### [Records provided]
══════════════════════════════

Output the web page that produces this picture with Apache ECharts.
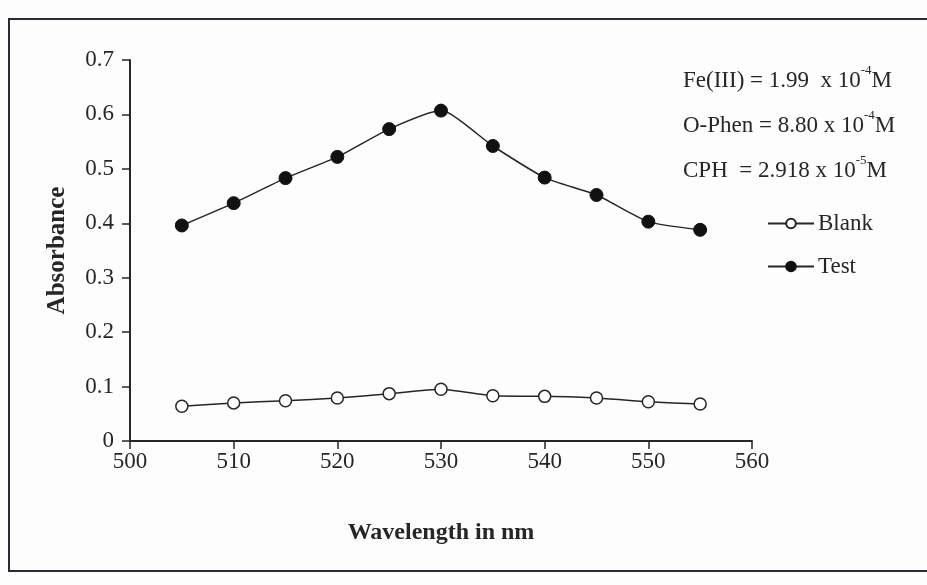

══════════════════════════════

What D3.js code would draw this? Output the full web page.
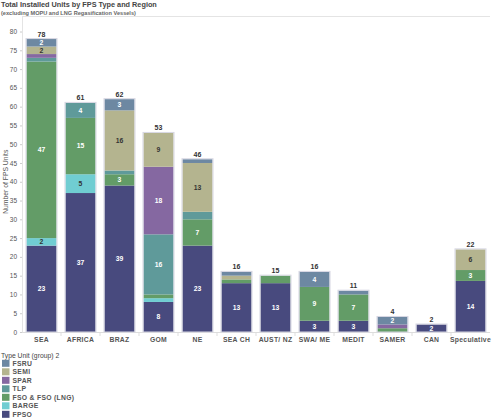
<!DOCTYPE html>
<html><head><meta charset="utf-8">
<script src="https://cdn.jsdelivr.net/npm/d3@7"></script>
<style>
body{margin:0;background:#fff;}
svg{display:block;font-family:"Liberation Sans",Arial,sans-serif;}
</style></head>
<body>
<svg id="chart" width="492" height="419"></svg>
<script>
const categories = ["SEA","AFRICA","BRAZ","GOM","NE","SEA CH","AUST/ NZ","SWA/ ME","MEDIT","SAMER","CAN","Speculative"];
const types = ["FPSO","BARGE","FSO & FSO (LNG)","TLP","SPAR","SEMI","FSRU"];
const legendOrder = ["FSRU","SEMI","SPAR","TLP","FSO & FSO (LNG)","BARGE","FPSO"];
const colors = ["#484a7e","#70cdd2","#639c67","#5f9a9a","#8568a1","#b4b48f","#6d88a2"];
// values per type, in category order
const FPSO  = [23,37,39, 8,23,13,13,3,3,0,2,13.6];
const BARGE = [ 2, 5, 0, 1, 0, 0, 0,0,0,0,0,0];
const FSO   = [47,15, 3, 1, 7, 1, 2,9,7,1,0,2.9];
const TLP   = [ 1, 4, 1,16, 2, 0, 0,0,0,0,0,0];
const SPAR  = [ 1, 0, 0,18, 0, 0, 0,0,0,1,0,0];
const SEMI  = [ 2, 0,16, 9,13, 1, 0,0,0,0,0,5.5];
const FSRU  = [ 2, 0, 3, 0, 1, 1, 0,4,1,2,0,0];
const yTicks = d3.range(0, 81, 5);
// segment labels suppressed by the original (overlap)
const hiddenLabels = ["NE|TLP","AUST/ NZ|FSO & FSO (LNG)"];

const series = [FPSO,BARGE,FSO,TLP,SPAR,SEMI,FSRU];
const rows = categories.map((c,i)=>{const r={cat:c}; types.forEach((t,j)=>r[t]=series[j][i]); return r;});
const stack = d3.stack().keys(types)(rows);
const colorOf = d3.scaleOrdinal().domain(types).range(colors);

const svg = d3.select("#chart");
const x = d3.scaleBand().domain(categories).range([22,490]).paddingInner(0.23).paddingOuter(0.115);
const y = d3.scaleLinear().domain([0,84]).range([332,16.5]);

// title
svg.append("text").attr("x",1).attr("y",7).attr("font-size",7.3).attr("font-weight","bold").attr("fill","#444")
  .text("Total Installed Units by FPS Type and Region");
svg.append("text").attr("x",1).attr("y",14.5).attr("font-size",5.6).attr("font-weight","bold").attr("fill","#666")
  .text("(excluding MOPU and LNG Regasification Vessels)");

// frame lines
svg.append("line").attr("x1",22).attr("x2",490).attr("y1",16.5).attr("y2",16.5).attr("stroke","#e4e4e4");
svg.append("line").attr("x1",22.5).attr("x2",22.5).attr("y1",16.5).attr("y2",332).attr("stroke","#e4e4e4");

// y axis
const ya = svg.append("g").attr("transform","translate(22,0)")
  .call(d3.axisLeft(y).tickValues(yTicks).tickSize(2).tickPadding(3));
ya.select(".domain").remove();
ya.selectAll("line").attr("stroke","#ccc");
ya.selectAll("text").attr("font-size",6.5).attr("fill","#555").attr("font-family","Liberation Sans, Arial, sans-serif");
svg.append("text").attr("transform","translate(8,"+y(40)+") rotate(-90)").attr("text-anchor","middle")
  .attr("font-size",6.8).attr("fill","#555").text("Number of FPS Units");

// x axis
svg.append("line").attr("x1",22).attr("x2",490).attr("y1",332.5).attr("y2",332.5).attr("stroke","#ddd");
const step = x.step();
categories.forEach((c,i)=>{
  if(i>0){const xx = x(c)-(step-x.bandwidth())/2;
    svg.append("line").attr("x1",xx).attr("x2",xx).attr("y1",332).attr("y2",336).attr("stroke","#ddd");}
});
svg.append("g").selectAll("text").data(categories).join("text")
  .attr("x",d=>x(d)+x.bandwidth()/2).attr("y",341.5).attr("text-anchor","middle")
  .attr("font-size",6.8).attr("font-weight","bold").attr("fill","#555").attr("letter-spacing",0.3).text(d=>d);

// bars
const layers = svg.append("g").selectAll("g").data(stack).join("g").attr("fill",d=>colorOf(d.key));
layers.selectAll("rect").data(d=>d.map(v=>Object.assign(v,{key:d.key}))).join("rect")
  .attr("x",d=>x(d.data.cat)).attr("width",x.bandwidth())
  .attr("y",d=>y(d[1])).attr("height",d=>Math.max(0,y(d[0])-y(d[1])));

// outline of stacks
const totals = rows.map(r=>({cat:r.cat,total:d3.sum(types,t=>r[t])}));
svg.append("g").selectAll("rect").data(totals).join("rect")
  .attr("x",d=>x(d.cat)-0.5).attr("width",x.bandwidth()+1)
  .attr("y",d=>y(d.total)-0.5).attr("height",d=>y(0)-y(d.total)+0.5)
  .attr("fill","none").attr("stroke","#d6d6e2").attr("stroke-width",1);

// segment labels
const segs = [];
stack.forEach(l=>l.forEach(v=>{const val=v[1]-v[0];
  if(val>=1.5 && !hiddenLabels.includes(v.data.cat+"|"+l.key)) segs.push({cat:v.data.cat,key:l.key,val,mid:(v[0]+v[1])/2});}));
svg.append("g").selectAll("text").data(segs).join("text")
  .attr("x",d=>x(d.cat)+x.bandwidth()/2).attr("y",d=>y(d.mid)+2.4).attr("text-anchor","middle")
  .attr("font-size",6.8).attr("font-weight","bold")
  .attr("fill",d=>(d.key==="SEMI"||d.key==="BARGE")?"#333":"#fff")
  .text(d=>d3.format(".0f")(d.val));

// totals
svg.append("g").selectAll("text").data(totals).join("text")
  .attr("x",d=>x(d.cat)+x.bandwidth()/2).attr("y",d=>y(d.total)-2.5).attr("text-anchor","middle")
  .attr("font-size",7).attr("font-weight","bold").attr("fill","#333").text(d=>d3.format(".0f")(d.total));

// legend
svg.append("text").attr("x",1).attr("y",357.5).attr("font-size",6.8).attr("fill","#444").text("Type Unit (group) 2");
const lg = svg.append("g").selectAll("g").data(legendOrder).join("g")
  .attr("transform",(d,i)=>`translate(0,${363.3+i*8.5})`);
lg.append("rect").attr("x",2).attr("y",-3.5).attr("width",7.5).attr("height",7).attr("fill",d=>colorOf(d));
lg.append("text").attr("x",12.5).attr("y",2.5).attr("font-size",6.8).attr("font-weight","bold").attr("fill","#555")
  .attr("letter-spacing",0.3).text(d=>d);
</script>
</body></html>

══════════════════════════════

### [The problem]
Omit all pictures, then copy the lines between the ones holding "What D3.js code" and "NZ|FSO & FSO", inclusive.

### [Solution to this problem]
What D3.js code would draw this? Output the full web page.
<!DOCTYPE html>
<html><head><meta charset="utf-8">
<script src="https://cdn.jsdelivr.net/npm/d3@7"></script>
<style>
body{margin:0;background:#fff;}
svg{display:block;font-family:"Liberation Sans",Arial,sans-serif;}
</style></head>
<body>
<svg id="chart" width="492" height="419"></svg>
<script>
const categories = ["SEA","AFRICA","BRAZ","GOM","NE","SEA CH","AUST/ NZ","SWA/ ME","MEDIT","SAMER","CAN","Speculative"];
const types = ["FPSO","BARGE","FSO & FSO (LNG)","TLP","SPAR","SEMI","FSRU"];
const legendOrder = ["FSRU","SEMI","SPAR","TLP","FSO & FSO (LNG)","BARGE","FPSO"];
const colors = ["#484a7e","#70cdd2","#639c67","#5f9a9a","#8568a1","#b4b48f","#6d88a2"];
// values per type, in category order
const FPSO  = [23,37,39, 8,23,13,13,3,3,0,2,13.6];
const BARGE = [ 2, 5, 0, 1, 0, 0, 0,0,0,0,0,0];
const FSO   = [47,15, 3, 1, 7, 1, 2,9,7,1,0,2.9];
const TLP   = [ 1, 4, 1,16, 2, 0, 0,0,0,0,0,0];
const SPAR  = [ 1, 0, 0,18, 0, 0, 0,0,0,1,0,0];
const SEMI  = [ 2, 0,16, 9,13, 1, 0,0,0,0,0,5.5];
const FSRU  = [ 2, 0, 3, 0, 1, 1, 0,4,1,2,0,0];
const yTicks = d3.range(0, 81, 5);
// segment labels suppressed by the original (overlap)
const hiddenLabels = ["NE|TLP","AUST/ NZ|FSO & FSO (LNG)"];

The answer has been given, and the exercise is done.